- Goal: Only a number is expected: how many lines in the data below contain the word "that".

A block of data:

........

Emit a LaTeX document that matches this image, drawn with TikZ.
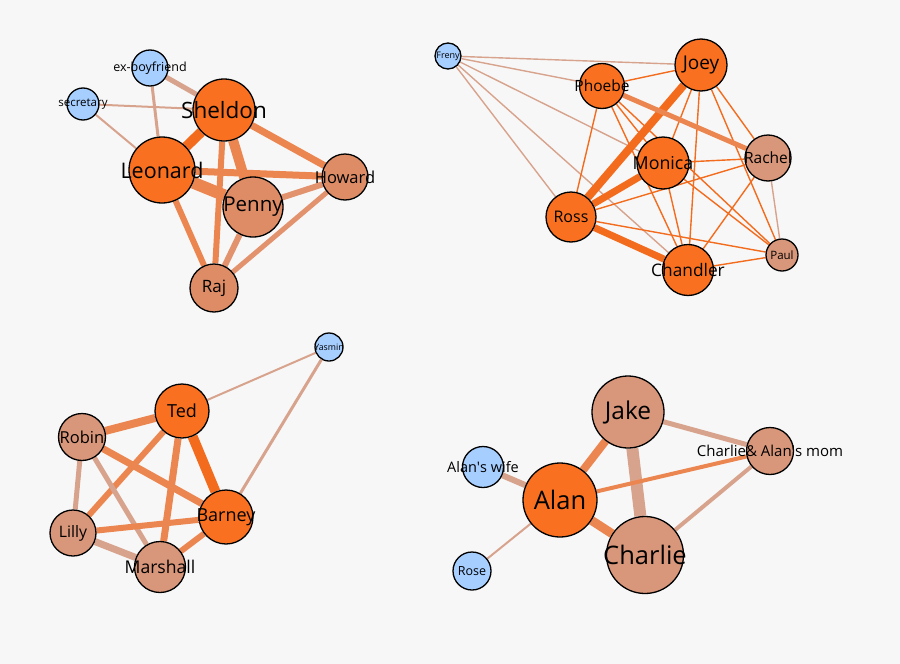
\documentclass[tikz,border=0pt]{standalone}
\usepackage{fontspec}
\setmainfont{Open Sans}
\definecolor{paper}{HTML}{F7F7F7}
\definecolor{hub}{HTML}{F97120}
\definecolor{mid}{HTML}{DD8C66}
\definecolor{pale}{HTML}{D8967A}
\definecolor{extra}{HTML}{A6CEFF}
\definecolor{hotline}{HTML}{F36C1E}
\definecolor{orgline}{HTML}{EC8651}
\definecolor{mixline}{HTML}{E2926D}
\definecolor{tanline}{HTML}{D8A38D}
\pgfdeclarelayer{paperlayer}
\pgfdeclarelayer{links}
\pgfsetlayers{paperlayer,links,main}
\tikzset{
  person/.style={circle,draw=black,line width=1.3pt,inner sep=0pt,text=black},
  lead/.style={person,fill=hub},
  cast/.style={person,fill=mid},
  side/.style={person,fill=pale},
  guest/.style={person,fill=extra},
  hot/.style={draw=hotline,line width=#1},
  org/.style={draw=orgline,line width=#1},
  mix/.style={draw=mixline,line width=#1},
  tan/.style={draw=tanline,line width=#1},
  hot/.default=1.4pt, org/.default=1.4pt, mix/.default=1.4pt, tan/.default=1.4pt
}
% label that does not widen its circle
\newcommand{\nm}[2]{\makebox[0pt]{\fontsize{#1}{#1}\selectfont #2}}
\begin{document}
\begin{tikzpicture}[x=1pt,y=-1pt]
\begin{pgfonlayer}{paperlayer}
\fill[paper] (0,0) rectangle (900,664);
\end{pgfonlayer}
\useasboundingbox (0,0) rectangle (900,664);

% the big bang theory
\node[guest,minimum size=36pt] (exbf) at (150,68) {\nm{12.5}{ex-boyfriend}};
\node[guest,minimum size=32pt] (secr) at (83,104) {\nm{11.5}{secretary}};
\node[lead,minimum size=62pt] (sheldon) at (224,110) {\nm{22.5}{Sheldon}};
\node[lead,minimum size=66pt] (leonard) at (162,170) {\nm{21.5}{Leonard}};
\node[cast,minimum size=46pt] (howard) at (345,177) {\nm{16.5}{Howard}};
\node[cast,minimum size=60pt] (penny) at (253,207) {\nm{20.5}{Penny}};
\node[cast,minimum size=48pt] (raj) at (214,288) {\nm{17}{Raj}};

% friends
\node[guest,minimum size=26pt] (freny) at (448,56) {\nm{9}{Freny}};
\node[lead,minimum size=52pt] (joey) at (701,65) {\nm{19}{Joey}};
\node[lead,minimum size=45pt] (phoebe) at (602,86) {\nm{15.5}{Phoebe}};
\node[lead,minimum size=52pt] (monica) at (663,163) {\nm{17.8}{Monica}};
\node[side,minimum size=46pt] (rachel) at (768,158) {\nm{15.5}{Rachel}};
\node[lead,minimum size=50pt] (ross) at (571,217) {\nm{16}{Ross}};
\node[lead,minimum size=51pt] (chandler) at (688,270) {\nm{17.3}{Chandler}};
\node[side,minimum size=32pt] (paul) at (782,255) {\nm{11.5}{Paul}};

% how i met your mother
\node[guest,minimum size=28pt] (yasmin) at (329,347) {\nm{8.8}{Yasmin}};
\node[lead,minimum size=54pt] (ted) at (182,411) {\nm{18}{Ted}};
\node[side,minimum size=47pt] (robin) at (82,437) {\nm{16.5}{Robin}};
\node[lead,minimum size=54pt] (barney) at (226,517) {\nm{18}{Barney}};
\node[side,minimum size=46pt] (lilly) at (73,533) {\nm{15.8}{Lilly}};
\node[side,minimum size=51pt] (marshall) at (160,567) {\nm{17.6}{Marshall}};

% two and a half men
\node[side,minimum size=72pt] (jake) at (628,412) {\nm{24.5}{Jake}};
\node[side,minimum size=47pt] (mom) at (770,451) {\nm{15}{Charlie\& Alan\textquotesingle s mom}};
\node[guest,minimum size=41pt] (wife) at (483,467) {\nm{14.5}{Alan\textquotesingle s wife}};
\node[lead,minimum size=74pt] (alan) at (560,500) {\nm{25.5}{Alan}};
\node[side,minimum size=77pt] (charlie) at (645,555) {\nm{25.5}{Charlie}};
\node[guest,minimum size=38pt] (rose) at (472,571) {\nm{12.5}{Rose}};

\begin{pgfonlayer}{links}
\path
  (exbf) edge[tan=5pt] (sheldon)
  (exbf) edge[tan=3pt] (leonard)
  (secr) edge[tan=2pt] (sheldon)
  (secr) edge[tan=2pt] (leonard)
  (leonard) edge[hot=10pt] (sheldon)
  (leonard) edge[org=12pt] (penny)
  (sheldon) edge[org=10pt] (penny)
  (leonard) edge[org=7pt] (howard)
  (sheldon) edge[org=7pt] (howard)
  (leonard) edge[org=6pt] (raj)
  (sheldon) edge[org=6pt] (raj)
  (penny) edge[mix=6pt] (howard)
  (penny) edge[mix=6pt] (raj)
  (howard) edge[mix=5pt] (raj);
\path
  (freny) edge[tan] (joey)
  (freny) edge[tan] (phoebe)
  (freny) edge[tan] (monica)
  (freny) edge[tan] (ross)
  (freny) edge[tan] (chandler)
  (joey) edge[hot] (phoebe)
  (joey) edge[hot=8pt] (ross)
  (joey) edge[hot] (monica)
  (joey) edge[hot] (chandler)
  (joey) edge[hot] (rachel)
  (joey) edge[hot] (paul)
  (phoebe) edge[org=5pt] (rachel)
  (phoebe) edge[hot] (monica)
  (phoebe) edge[hot] (ross)
  (phoebe) edge[hot] (chandler)
  (phoebe) edge[hot] (paul)
  (monica) edge[hot=7pt] (ross)
  (monica) edge[hot] (rachel)
  (monica) edge[hot] (chandler)
  (monica) edge[hot] (paul)
  (ross) edge[hot=7pt] (chandler)
  (ross) edge[hot] (rachel)
  (ross) edge[hot] (paul)
  (rachel) edge[hot] (chandler)
  (rachel) edge[tan] (paul)
  (chandler) edge[hot] (paul);
\path
  (ted) edge[tan=2pt] (yasmin)
  (barney) edge[tan=3pt] (yasmin)
  (ted) edge[org=8pt] (robin)
  (ted) edge[hot=10pt] (barney)
  (ted) edge[org=6pt] (lilly)
  (ted) edge[org=7pt] (marshall)
  (robin) edge[org=7pt] (barney)
  (robin) edge[tan=5pt] (lilly)
  (robin) edge[tan=5pt] (marshall)
  (lilly) edge[org=6pt] (barney)
  (lilly) edge[tan=7pt] (marshall)
  (marshall) edge[org=6pt] (barney);
\path
  (alan) edge[org=8pt] (jake)
  (alan) edge[org=9pt] (charlie)
  (jake) edge[tan=12pt] (charlie)
  (jake) edge[tan=5pt] (mom)
  (alan) edge[org=4pt] (mom)
  (charlie) edge[tan=4pt] (mom)
  (alan) edge[tan=6pt] (wife)
  (alan) edge[tan=2pt] (rose);
\end{pgfonlayer}
\end{tikzpicture}
\end{document}
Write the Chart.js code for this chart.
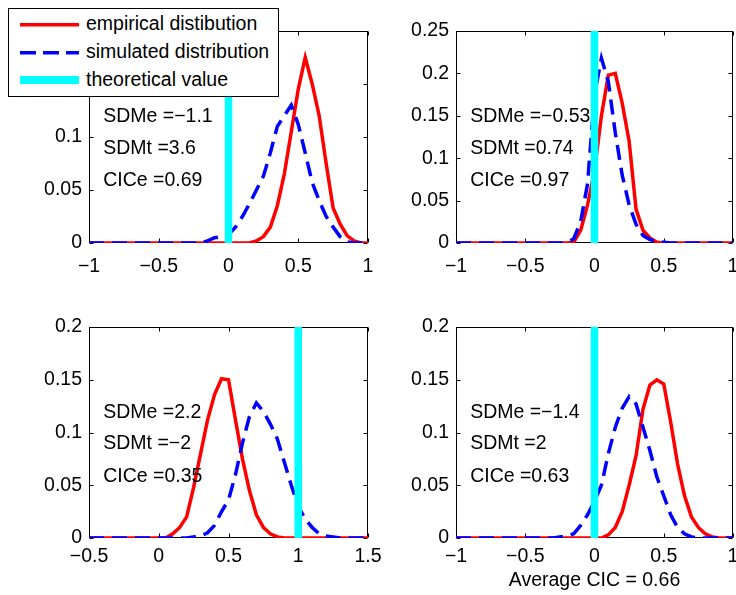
<!DOCTYPE html>
<html>
<head>
<meta charset="utf-8">
<script src="https://cdn.jsdelivr.net/npm/chart.js@4.4.0/dist/chart.umd.min.js"></script>
<style>
  body { margin: 0; background: #fff; width: 736px; height: 595px; overflow: hidden; position: relative;
         font-family: "Liberation Sans", Arial, sans-serif; }
  canvas { position: absolute; }
  #legend { position: absolute; left: 8px; top: 8px; width: 269px; height: 87px; border: 1px solid #000;
            background: #fff; z-index: 5; }
  #legend svg { position: absolute; left: 0; top: 0; }
  #legend span { position: absolute; left: 77px; font-size: 19.5px; line-height: 22px; color: #000; white-space: nowrap; }
</style>
</head>
<body>
<canvas id="c1" width="400" height="290" style="left:0;top:0"></canvas>
<canvas id="c2" width="356" height="290" style="left:380px;top:0"></canvas>
<canvas id="c3" width="400" height="305" style="left:0;top:290px"></canvas>
<canvas id="c4" width="356" height="305" style="left:380px;top:290px"></canvas>

<div id="legend">
  <svg width="269" height="87">
    <line x1="11" y1="15.7" x2="70" y2="15.7" stroke="#ff0000" stroke-width="3.5"/>
    <line x1="11" y1="43.7" x2="70" y2="43.7" stroke="#0000ff" stroke-width="3.5" stroke-dasharray="16 7"/>
    <line x1="11" y1="71" x2="70" y2="71" stroke="#00ffff" stroke-width="8"/>
  </svg>
  <span style="top:3px">empirical distibution</span>
  <span style="top:31px">simulated distribution</span>
  <span style="top:59px">theoretical value</span>
</div>

<script>
// x grids (bin centres)
const xGridA = [-1,-0.95,-0.9,-0.85,-0.8,-0.75,-0.7,-0.65,-0.6,-0.55,-0.5,-0.45,-0.4,-0.35,-0.3,-0.25,-0.2,-0.15,-0.1,-0.05,
                0,0.05,0.1,0.15,0.2,0.25,0.3,0.35,0.4,0.45,0.5,0.55,0.6,0.65,0.7,0.75,0.8,0.85,0.9,0.95,1];
const xGridB = [-0.5,-0.45,-0.4,-0.35,-0.3,-0.25,-0.2,-0.15,-0.1,-0.05,0,0.05,0.1,0.15,0.2,0.25,0.3,0.35,0.4,0.45,
                0.5,0.55,0.6,0.65,0.7,0.75,0.8,0.85,0.9,0.95,1,1.05,1.1,1.15,1.2,1.25,1.3,1.35,1.4,1.45,1.5];

// top left
const red1  = [0,0,0,0,0,0,0,0,0,0,0,0,0,0,0,0,0,0,0,0,0,0,0,0,
               0.002,0.006,0.015,0.035,0.065,0.105,0.145,0.175,0.15,0.12,0.075,0.033,0.018,0.007,0.002,0,0];
const blue1 = [0,0,0,0,0,0,0,0,0,0,0,0,0,0,0,0,0,
               0.002,0.005,0.006,0.008,0.015,0.025,0.037,0.05,0.063,0.085,0.11,0.12,0.13,0.112,0.085,0.057,0.04,0.025,0.015,0.006,0.001,0,0,0];
// top right
const red2  = [0,0,0,0,0,0,0,0,0,0,0,0,0,0,0,0,0,
               0.001,0.015,0.045,0.085,0.15,0.198,0.2,0.165,0.12,0.04,0.015,0.006,0.001,
               0,0,0,0,0,0,0,0,0,0,0];
const blue2 = [0,0,0,0,0,0,0,0,0,0,0,0,0,0,0,0,0,
               0.005,0.025,0.07,0.175,0.218,0.19,0.13,0.08,0.045,0.022,0.009,0.004,0.002,0.001,
               0,0,0,0,0,0,0,0,0,0];
// bottom left
const red3  = [0,0,0,0,0,0,0,0,0,0,0,0,
               0.004,0.01,0.02,0.048,0.08,0.112,0.136,0.151,0.15,0.112,0.075,0.045,0.022,0.01,0.004,0.001,
               0,0,0,0,0,0,0,0,0,0,0,0,0];
const blue3 = [0,0,0,0,0,0,0,0,0,0,0,0,0,0,0,
               0.001,0.002,0.005,0.012,0.025,0.036,0.06,0.09,0.115,0.128,0.12,0.108,0.094,0.072,0.05,0.03,0.018,0.01,0.004,0.002,0.001,
               0,0,0,0,0];
// bottom right
const red4  = [0,0,0,0,0,0,0,0,0,0,0,0,0,0,0,0,0,0,0,0,0,0,
               0.003,0.01,0.025,0.05,0.078,0.122,0.145,0.15,0.146,0.11,0.07,0.04,0.02,0.01,0.004,0.001,
               0,0,0];
const blue4 = [0,0,0,0,0,0,0,0,0,0,0,0,0,0,0,
               0.001,0.002,0.004,0.012,0.022,0.035,0.05,0.08,0.105,0.123,0.134,0.127,0.105,0.083,0.058,0.04,0.022,0.01,0.004,0.001,
               0,0,0,0,0,0];

const theory = [0, 0, 1, 0];
const yMaxes = [0.2, 0.25, 0.2, 0.2];

const sdme = ["\u22121.1", "\u22120.53", "2.2", "\u22121.4"];
const sdmt = ["3.6", "0.74", "\u22122", "2"];
const cice = ["0.69", "0.97", "0.35", "0.63"];

const xTicksA = [-1, -0.5, 0, 0.5, 1];
const xLabelsA = ["\u22121", "\u22120.5", "0", "0.5", "1"];
const xTicksB = [-0.5, 0, 0.5, 1, 1.5];
const xLabelsB = ["\u22120.5", "0", "0.5", "1", "1.5"];
const yTicks20 = [0, 0.05, 0.1, 0.15, 0.2];
const yLabels20 = ["0", "0.05", "0.1", "0.15", "0.2"];
const yTicks25 = [0, 0.05, 0.1, 0.15, 0.2, 0.25];
const yLabels25 = ["0", "0.05", "0.1", "0.15", "0.2", "0.25"];

const FONT = "'Liberation Sans', Arial, sans-serif";
const FSIZE = 19.5;

// matlab style box with inward ticks + the text notes
const boxPlugin = {
  id: 'mbox',
  beforeDatasetsDraw(chart) {
    const {ctx, chartArea: a, scales: {x, y}} = chart;
    const L = Math.round(a.left) + 0.5, R = Math.round(a.right) - 0.5;
    const T = Math.round(a.top) + 0.5, B = Math.round(a.bottom) - 0.5;
    ctx.save();
    ctx.strokeStyle = '#000';
    ctx.lineWidth = 1;
    ctx.strokeRect(L, T, R - L, B - T);
    ctx.beginPath();
    x.ticks.forEach(t => {
      const px = Math.round(x.getPixelForValue(t.value)) + 0.5;
      ctx.moveTo(px, B); ctx.lineTo(px, B - 4);
      ctx.moveTo(px, T); ctx.lineTo(px, T + 4);
    });
    y.ticks.forEach(t => {
      const py = Math.round(y.getPixelForValue(t.value)) + 0.5;
      ctx.moveTo(L, py); ctx.lineTo(L + 4, py);
      ctx.moveTo(R, py); ctx.lineTo(R - 4, py);
    });
    ctx.stroke();
    ctx.restore();
  },
  afterDatasetsDraw(chart, args, opts) {
    const {ctx, chartArea: a} = chart;
    const w = a.right - a.left, h = a.bottom - a.top;
    ctx.save();
    ctx.font = FSIZE + 'px ' + FONT;
    ctx.fillStyle = '#000';
    ctx.textBaseline = 'middle';
    ctx.textAlign = 'left';
    const fr = [0.404, 0.555, 0.708];
    opts.lines.forEach((s, i) => ctx.fillText(s, a.left + 0.051 * w, a.top + fr[i] * h));
    ctx.restore();
  }
};

function makePlot(id, k, xs, red, blue, xMin, xMax, xTicks, xLabels, yTicks, yLabels, yW, pad, xH, xPad, xTitle) {
  const yMax = yMaxes[k];
  new Chart(document.getElementById(id), {
    type: 'line',
    data: {
      datasets: [
        { label: 'theoretical value', data: [{x: theory[k], y: 0}, {x: theory[k], y: yMax}],
          borderColor: '#00ffff', borderWidth: 7.5, borderCapStyle: 'butt', order: 0 },
        { label: 'simulated distribution', data: xs.map((v, i) => ({x: v, y: blue[i]})),
          borderColor: '#0000ff', borderWidth: 3.5, borderDash: [15, 8], order: 1 },
        { label: 'empirical distibution', data: xs.map((v, i) => ({x: v, y: red[i]})),
          borderColor: '#ff0000', borderWidth: 3.5, order: 2 }
      ]
    },
    options: {
      responsive: false,
      animation: false,
      devicePixelRatio: 1,
      layout: { padding: pad },
      elements: { point: { radius: 0 }, line: { tension: 0, fill: false } },
      plugins: {
        legend: { display: false },
        tooltip: { enabled: false },
        mbox: { lines: ['SDMe =' + sdme[k], 'SDMt =' + sdmt[k], 'CICe =' + cice[k]] }
      },
      scales: {
        x: {
          type: 'linear', min: xMin, max: xMax,
          grid: { display: false, drawTicks: false },
          border: { display: false },
          afterBuildTicks: s => { s.ticks = xTicks.map(v => ({value: v})); },
          ticks: { callback: (v, i) => xLabels[i], color: '#000', padding: xPad,
                   font: { family: FONT, size: FSIZE }, maxRotation: 0, autoSkip: false },
          title: { display: !!xTitle, text: xTitle || '', color: '#000',
                   font: { family: FONT, size: FSIZE }, padding: { top: 0, bottom: 3 } },
          afterFit: s => { s.height = xH; s.paddingLeft = 0; s.paddingRight = 0; }
        },
        y: {
          type: 'linear', min: 0, max: yMax,
          grid: { display: false, drawTicks: false },
          border: { display: false },
          afterBuildTicks: s => { s.ticks = yTicks.map(v => ({value: v})); },
          ticks: { callback: (v, i) => yLabels[i], color: '#000', padding: 7,
                   font: { family: FONT, size: FSIZE } },
          afterFit: s => { s.width = yW; s.paddingTop = 0; s.paddingBottom = 0; }
        }
      }
    },
    plugins: [boxPlugin]
  });
}

makePlot('c1', 0, xGridA, red1, blue1, -1, 1, xTicksA, xLabelsA, yTicks20, yLabels20, 89,
         {left: 0, right: 32, top: 31, bottom: 0}, 47, 12);
makePlot('c2', 1, xGridA, red2, blue2, -1, 1, xTicksA, xLabelsA, yTicks25, yLabels25, 76,
         {left: 0, right: 3, top: 31, bottom: 0}, 47, 12);
makePlot('c3', 2, xGridB, red3, blue3, -0.5, 1.5, xTicksB, xLabelsB, yTicks20, yLabels20, 89,
         {left: 0, right: 32, top: 37, bottom: 0}, 57, 7);
makePlot('c4', 3, xGridA, red4, blue4, -1, 1, xTicksA, xLabelsA, yTicks20, yLabels20, 76,
         {left: 0, right: 3, top: 37, bottom: 0}, 57, 7, 'Average CIC = 0.66');
</script>
</body>
</html>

........

- Task answer: 2